Is it true that $P(A|B) = P(A|C) \cdot P(C|B) $?

Question

I think that $$P(A|B) = P(A|C) \cdot P(C|B) $$ is True.

You are just transforming the information from $B$ through $C$.
Is this correct and if it is, what's the name for this property?

Answer 1

It is not true.

Let $P(C|B)=0$ and let $P(A|B) >0$ and we can see a counterexample.

We have

$$P(A|B) = P(A|B, C)P(C|B) + P(A|B, C^c)P(C^c|B)$$

Answer 2

It is not necessarily true. We have

$$P(A|B) = \frac{P(A\cap B)}{P(B)}$$ $$P(A|C) = \frac{P(A\cap C)}{P(C)}$$ $$P(C|B) = \frac{P(B\cap C)}{P(B)}$$

And what you claimed is that $$\frac{P(A\cap B)}{P(B)} = \frac{P(A\cap C)}{P(C)}\cdot\frac{P(B\cap C)}{P(B)}$$ which can be false.

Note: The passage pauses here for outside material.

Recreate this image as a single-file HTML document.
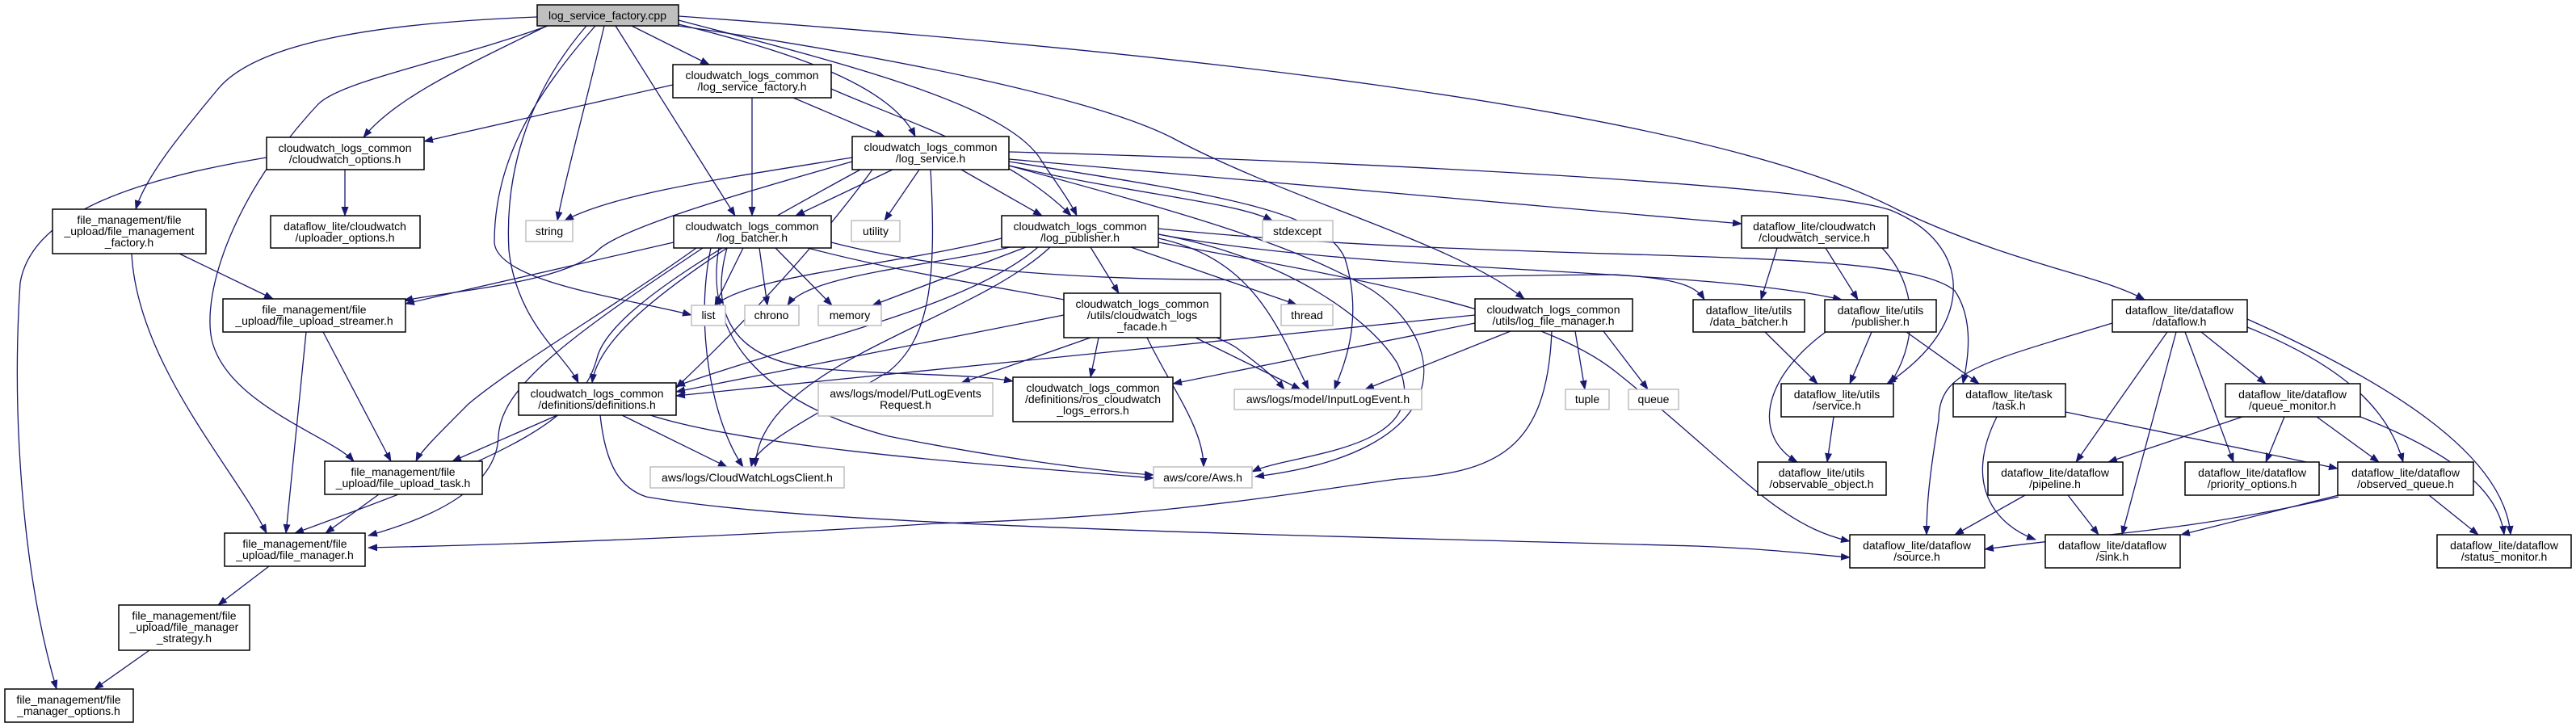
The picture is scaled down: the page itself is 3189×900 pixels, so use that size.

For instance, if $A, B$ and $C$ are mutually independent events, then from this equality, we have $$P(A) = P(A)\cdot P(C) \implies P(C) = 1$$ but what happens if $P(C) < 1$?

Answer 3

Multiply both sides with $P(B)P(C)$:

• $P(A\mid B)P(B)P(C)=P(A\cap B)P(C)$

• $P(A\mid C)P(C\mid B)P(B)P(C)=P(A\cap B)P(C\cap B)$

Of course we do not have $P(C)=P(C\cap B)$ in general, so the statement is not true.